Стоит также сказать, что Ремарк «руками и ногами» поддерживал начинающих писателей — протежировал их, пользуясь своим известным именем, и даже помогал материально.
***
Первое, на что обращаешь внимание после возвращения на «мирную» землю, — это взаимное безразличие людей друг ко другу. Каждый занят чем-то своим, спрятан в индивидуальный кокон. У каждого свои интересы и отдельная маленькая жизнь. Никто никому не нужен.
«В беккеровской лавке мы провели часть наших школьных лет. <...> [У него] мы пропадали часами; у него мы украдкой курили и назначали первые тайные свидания с ученицами городской школы. Беккеру мы поверяли наши тайны. <...> Вот будет встреча!

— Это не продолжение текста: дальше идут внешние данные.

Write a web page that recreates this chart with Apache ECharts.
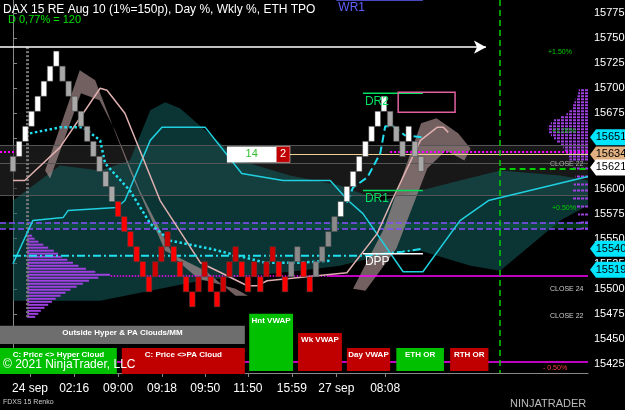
<!DOCTYPE html>
<html><head><meta charset="utf-8">
<script src="https://cdn.jsdelivr.net/npm/echarts@6/dist/echarts.min.js"></script>
<style>html,body{margin:0;padding:0;background:#000}#c{width:625px;height:410px}</style>
</head><body><div id="c"></div>
<script>
// ---- data ----
const brickLevels=[7,6,5,4,3,2,1,0,1,2,3,4,5,6,7,8,9,10,11,12,13,14,15,14,13,12,13,14,15,16,15,14,15,16,15,14,13,14,15,14,15,14,13,14,15,14,13,14,15,14,13,12,11,10,9,8,7,6,5,4,3,4,5,6,5,6,7];
const brickColors="gwwwwwwwgggggggggrrrrrrdddrrrrddrrdddrrdrddrrmmrrmmmmwwwwwwwwgggwgg";
const brickTop=15737, brickSize=15;
const xTickPos=[2.75,9.9,17,24.1,31.1,38,45.1,52.3,60.2];
const xTickLabels=['24 sep','02:16','09:00','09:18','09:50','11:50','15:59','27 sep','08:08'];
const yTicks=[15425,15450,15475,15500,15525,15550,15575,15600,15625,15650,15675,15700,15725,15750,15775];
const hyperLine=[[0,15525],[3.2,15568],[8.1,15571],[8.9,15578],[16.8,15581],[18.1,15588],[22.2,15648],[24.1,15661],[31.1,15661],[37,15615],[43.7,15608],[51.3,15608],[54.2,15588],[56.6,15575],[63.1,15517],[66.3,15517],[72.3,15568],[76.9,15588],[93,15612]];
const vwapDots=[[2.75,15655],[7.6,15661],[11.3,15661],[14.1,15648],[14.9,15625],[18.9,15598],[22.2,15565],[25.4,15548],[31.9,15540],[40.8,15526],[46.4,15526],[51.3,15528]];
const vwapDash=[[54,15586],[55,15601],[57.3,15611],[59.4,15635],[60.2,15662],[61.5,15662],[63.4,15653],[66.3,15651]];
const dashDot=[[0,15533],[57,15533],[63,15537],[66.3,15540]];
const paLine=[[0,15608],[1.9,15608],[7.6,15641],[14.1,15700],[15.2,15698],[18.1,15675],[23.8,15588],[30.3,15526],[33,15518],[37.9,15503],[39.5,15503],[41.1,15508],[44.3,15510],[54,15516],[58.9,15555],[61.3,15588],[65.9,15648],[68.6,15661],[69.6,15661],[70.4,15656]];
const paBand1=[[5.2,15618],[10.8,15718],[13.3,15708],[18.9,15618],[24.6,15538],[31.1,15518],[36,15493],[38,15493],[36,15500],[30,15510],[26.2,15530],[20.5,15598],[16.5,15658],[14,15688],[11,15695],[6,15610]];
const paBand2=[[55,15500],[60,15560],[66,15665],[68.5,15670],[72,15655],[74,15640],[73,15628],[70,15638],[67,15620],[62,15540],[57,15498]];
const hyperCloud=[[0,15588],[7.6,15623],[14.1,15618],[18.9,15628],[22.2,15678],[24.6,15686],[27,15680],[31.1,15658],[36.7,15628],[44.8,15613],[52.9,15603],[59.4,15588],[65.9,15598],[72.3,15608],[78.8,15618],[88.5,15613],[93,15608],[93,15583],[88.5,15568],[78.8,15518],[74,15523],[65.9,15538],[59.4,15533],[52.9,15523],[46.4,15518],[38.3,15513],[30.3,15508],[14.1,15488],[0,15488]];
const leftProfile=[[15553,0.8],[15550,1.2],[15547,1.8],[15544,2.6],[15541,3.4],[15538,4.3],[15535,5],[15532,5.6],[15529,6.5],[15526,7.4],[15523,8.3],[15520,9.5],[15517,11],[15514,13.4],[15511,11.5],[15508,10],[15505,9],[15502,8],[15499,7],[15496,6.2],[15493,5.4],[15490,4.6],[15487,4],[15484,3.4],[15481,2.8],[15478,2.2],[15475,1.8],[15472,1.3]];
const rightProfile=[[15698,1.5],[15695,1.6],[15692,1.7],[15689,2],[15686,2.2],[15683,2.4],[15680,2.6],[15677,3],[15674,3.5],[15671,4.5],[15668,5.5],[15665,6],[15662,6.5],[15659,6.5],[15656,6.3],[15653,6],[15650,5.5],[15647,5],[15644,4.5],[15641,4],[15638,3.8],[15635,3.5],[15632,3.2],[15629,3],[15620,2.5],[15612,2],[15604,2.3],[15598,2.6],[15590,2.5],[15582,2],[15574,1.6],[15566,1.4],[15560,1]];
const boxes=[
 [-2.1,37.5,15463,15445,'Outside Hyper & PA Clouds/MM','#6e6e6e'],
 [-2.1,16.8,15441,15415,'C: Price <> Hyper Cloud','#00c000'],
 [17.6,37.5,15441,15415,'C: Price <>PA Cloud','#c00000'],
 [38.2,45.3,15475,15418,'Hnt VWAP','#00c000'],
 [46.1,53.2,15456,15418,'Wk VWAP','#c00000'],
 [54,61,15441,15418,'Day VWAP','#c00000'],
 [62,69.7,15441,15418,'ETH OR','#00c000'],
 [70.7,76.9,15441,15418,'RTH OR','#c00000']];
const tags=[[15651,'15651','#00e5ff','#000'],[15634,'15634','#e0b080','#000'],[15621,'15621','#ffffff','#000'],[15540,'15540','#00e5ff','#000'],[15519,'15519','#00e5ff','#000']];
const levelLines=[[15788,52.3,66.3,'WR1','#6060ff'],[15695,56.6,66.3,'DR2','#00e060'],[15598,56.6,66.3,'DR1','#00e060'],[15535,56.6,66.3,'DPP','#ffffff']];

// ---- chart ----
const ch=echarts.init(document.getElementById('c'));
const colMap={w:'#ffffff',g:'#a8a8a8',r:'#ff0000',d:'#d00000',m:'#8a8a8a'};
const bricks=brickLevels.map((k,i)=>[i,brickTop-brickSize*(k+1),brickTop-brickSize*k,brickColors[i]]);
function poly(pts,fill,z){return {type:'custom',z:z,silent:true,data:[0],renderItem:(p,api)=>({type:'polygon',shape:{points:pts.map(q=>api.coord(q))},style:{fill:fill}})};}
function line(d,color,type,w,z){return {type:'line',data:d,symbol:'none',z:z,lineStyle:{color:color,type:type,width:w},silent:true};}
function ml(x1,y1,x2,y2,color,w,type){return [{coord:[x1,y1],lineStyle:{color:color,width:w,type:type}},{coord:[x2,y2]}];}
const series=[
 poly(hyperCloud,'rgba(20,95,95,0.55)',1),
 poly(paBand1,'rgba(190,160,160,0.6)',2),
 poly(paBand2,'rgba(190,160,160,0.6)',2),
 {type:'line',data:[],z:3,
  markArea:{silent:true,itemStyle:{color:'rgba(40,40,40,0.6)'},data:[[{yAxis:15593},{yAxis:15643}],[{yAxis:15560},{yAxis:15566,itemStyle:{color:'rgba(0,70,30,0.8)'}}]]},
  markLine:{silent:true,symbol:'none',label:{show:false},data:[
   ml(-2.1,15643,93,15643,'#555',1,'solid'),
   ml(-2.1,15625,93,15625,'#555',1,'solid'),
   ml(-2.1,15593,93,15593,'#555',1,'solid'),
   ml(-2.1,15566,93,15566,'#8a4cff',1.5,'dashed'),
   ml(-2.1,15560,93,15560,'#8a4cff',1.5,'dashed'),
   ml(35,15634,93,15634,'#f0d090',1,'solid'),
   ml(61,15637,93,15637,'#ff00ff',2,'dotted'),
   ml(-2.1,15637,1.5,15637,'#ff00ff',2,'dotted'),
   ml(15.8,15513,51,15513,'#ff00ff',1.5,'dotted'),
   ml(51,15513,93,15513,'#ff00ff',1.5,'solid'),
   ml(-2.1,15427,93,15427,'#ff00ff',1.5,'solid'),
   ml(78.7,15788,78.7,15416,'#00d000',1.5,[6,4]),
   ml(78.7,15620,93,15620,'#00d000',2,[6,4]),
   ml(2.3,15741,2.3,15470,'#777',3,[2,2])
  ]}},
 {type:'line',data:[],z:3,markLine:{silent:true,symbol:['none','arrow'],symbolSize:[10,12],label:{show:false},data:[ml(-2.1,15741,76.5,15741,'#fff',1.5,'solid')]}},
 {type:'custom',z:4,silent:true,data:leftProfile,renderItem:(p,api)=>{const a=api.coord([2.3,api.value(0)]),b=api.coord([2.3+api.value(1),api.value(0)]);return {type:'line',shape:{x1:a[0],y1:a[1],x2:b[0],y2:b[1]},style:{stroke:'#a040e0',lineWidth:2}};}},
 {type:'custom',z:4,silent:true,data:rightProfile,renderItem:(p,api)=>{const a=api.coord([93,api.value(0)]),b=api.coord([93-api.value(1),api.value(0)]);return {type:'line',shape:{x1:a[0],y1:a[1],x2:b[0],y2:b[1]},style:{stroke:'#a040e0',lineWidth:2,lineDash:[3,1]}};}},
 line(hyperLine,'#20d0e0','solid',1.5,5),
 line(paLine,'#e0b0b0','solid',1.5,5),
 line(vwapDots,'#20e0f0','dotted',2.5,5),
 line(vwapDash,'#20e0f0','dashed',2,5),
 line(dashDot,'#20e0f0',[8,3,2,3],2,5),
 {type:'custom',z:6,silent:true,data:bricks,renderItem:(p,api)=>{const lo=api.coord([api.value(0),api.value(1)]),hi=api.coord([api.value(0),api.value(2)]);const w=api.size([1,0])[0]*0.9;return {type:'rect',shape:{x:lo[0]-w/2,y:hi[1],width:w,height:lo[1]-hi[1]},style:{fill:colMap[bricks[p.dataIndex][3]],stroke:'#444',lineWidth:0.5}};}},
 {type:'custom',z:7,silent:true,data:levelLines,renderItem:(p,api)=>{const d=levelLines[p.dataIndex];const a=api.coord([d[1],d[0]]),b=api.coord([d[2],d[0]]);return {type:'group',children:[{type:'line',shape:{x1:a[0],y1:a[1],x2:b[0],y2:b[1]},style:{stroke:d[4],lineWidth:1.5}},{type:'text',x:a[0]+2,y:a[1]+2,style:{text:d[3],fill:d[4],font:'12px Arial',textVerticalAlign:'top'}}]};}},
 {type:'custom',z:8,silent:true,data:[0],renderItem:(p,api)=>{const a=api.coord([34.6,15642]),b=api.coord([42.6,15626]),c=api.coord([44.8,15626]);const e=api.coord([62.3,15696]),f=api.coord([71.5,15676]);return {type:'group',children:[
   {type:'rect',shape:{x:a[0],y:a[1],width:b[0]-a[0],height:b[1]-a[1]},style:{fill:'#fff'}},
   {type:'rect',shape:{x:b[0],y:a[1],width:c[0]-b[0],height:b[1]-a[1]},style:{fill:'#c00000',stroke:'#fff',lineWidth:0.5}},
   {type:'text',x:(a[0]+b[0])/2,y:(a[1]+b[1])/2,style:{text:'14',fill:'#30c030',font:'11px Arial',align:'center',verticalAlign:'middle'}},
   {type:'text',x:(b[0]+c[0])/2,y:(a[1]+b[1])/2,style:{text:'2',fill:'#fff',font:'11px Arial',align:'center',verticalAlign:'middle'}},
   {type:'rect',shape:{x:e[0],y:e[1],width:f[0]-e[0],height:f[1]-e[1]},style:{fill:'none',stroke:'#e060a0',lineWidth:1.5}}
 ]};}},
 {type:'custom',z:9,silent:true,data:boxes,renderItem:(p,api)=>{const d=boxes[p.dataIndex];const a=api.coord([d[0],d[2]]),b=api.coord([d[1],d[3]]);return {type:'group',children:[{type:'rect',shape:{x:a[0],y:a[1],width:b[0]-a[0],height:b[1]-a[1]},style:{fill:d[5]}},{type:'text',x:(a[0]+b[0])/2,y:a[1]+3,style:{text:d[4],fill:'#fff',font:'bold 8px Arial',align:'center',verticalAlign:'top'}}]};}},
 {type:'custom',z:10,silent:true,data:tags,clip:false,renderItem:(p,api)=>{const d=tags[p.dataIndex];const a=api.coord([93,d[0]]);const x=a[0]+2,y=a[1];return {type:'group',children:[{type:'polygon',shape:{points:[[x,y],[x+6,y-8],[x+35,y-8],[x+35,y+8],[x+6,y+8]]},style:{fill:d[2]}},{type:'text',x:x+21,y:y,style:{text:d[1],fill:d[3],font:'11px Arial',align:'center',verticalAlign:'middle'}}]};}},
];
ch.setOption({
 backgroundColor:'#000',animation:false,
 grid:{left:0,right:37,top:0,bottom:37,outerBoundsMode:'none',containLabel:false},
 xAxis:{type:'value',min:-2.1,max:93,splitLine:{show:false},axisLine:{show:true,lineStyle:{color:'#888'}},
  axisTick:{show:true,length:4,lineStyle:{color:'#888'},customValues:xTickPos},
  axisLabel:{color:'#fff',fontSize:12,fontFamily:'Arial',margin:10,customValues:xTickPos,formatter:v=>xTickLabels[xTickPos.indexOf(v)]||''}},
 yAxis:{type:'value',position:'right',min:15416,max:15788,splitLine:{show:false},axisLine:{show:true,lineStyle:{color:'#888'}},
  axisTick:{show:true,length:4,inside:false,lineStyle:{color:'#888'},customValues:yTicks},
  axisLabel:{color:'#fff',fontSize:11,fontFamily:'Arial',margin:6,customValues:yTicks,formatter:v=>String(v)}},
 graphic:[
  {type:'text',left:3,top:4,style:{text:'DAX 15 RE Aug 10 (1%=150p), Day %, Wkly %, ETH TPO',fill:'#fff',font:'12px Arial'},z:20},
  {type:'text',left:8,top:14,style:{text:'D 0,77% = 120',fill:'#00e000',font:'11px Arial'},z:20},
  {type:'text',left:3,top:359,style:{text:'© 2021 NinjaTrader, LLC',fill:'#fff',font:'12px Arial'},z:20},
  {type:'text',left:3,top:399,style:{text:'FDXS 15 Renko',fill:'#ccc',font:'7px Arial'},z:20},
  {type:'text',left:510,top:398,style:{text:'NINJATRADER',fill:'#bbb',font:'11px Arial'},z:20},
  {type:'text',left:548,top:49,style:{text:'+1.50%',fill:'#00d000',font:'7px Arial'},z:20},
  {type:'text',left:552,top:128,style:{text:'+1.00%',fill:'#00d000',font:'7px Arial'},z:20},
  {type:'text',left:552,top:205,style:{text:'+0.50%',fill:'#00d000',font:'7px Arial'},z:20},
  {type:'text',left:550,top:161,style:{text:'CLOSE 22',fill:'#aaa',font:'7px Arial'},z:20},
  {type:'text',left:550,top:286,style:{text:'CLOSE 24',fill:'#ccc',font:'7px Arial'},z:20},
  {type:'text',left:550,top:313,style:{text:'CLOSE 22',fill:'#ccc',font:'7px Arial'},z:20},
  {type:'text',left:543,top:365,style:{text:'- 0.50%',fill:'#ff4040',font:'7px Arial'},z:20}
 ],
 series:series
});
</script></body></html>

На дверях конторы звенит хорошо знакомый колокольчик. Выходит Беккер — щуплый, седенький и неопрятный, как всегда. <...>
— Смотрите-ка! — восклицает он. — Биркхольц и Троске! Вернулись, значит?
— Да, — живо откликаемся мы, ожидая, что тут-то и начнётся.
— Вот и прекрасно! А что вам угодно? Сигарет?
Мы смущены. Мы, собственно, ничего не собирались покупать, нам это и в голову не приходило.
— Да, — говорю я наконец, — десяток сигарет.
Беккер отсчитывает нам сигареты.
— Ну, до скорого свидания, — кивает он нам и тут же собирается исчезнуть за дверью конторы.
<...>
— Что ты скажешь? — говорю я Альберту на улице. — Он, очевидно, думал, что мы уезжали на увеселительную прогулку.
Альберт с досадой машет рукой:
— Осёл штатский...»
...Читая эти строки, вспоминаю вполне себе штатскую девочку Аню — попаснянскую старшеклассницу, которой в месяцы самых активных боёв пришлось прятаться от мин и снарядов по подвалам. У неё огромные голубые глаза, и из них вот-вот брызнут слёзы. Аня говорит: «Мы научились ценить друг друга».
Господи, ну почему для этого нужна война?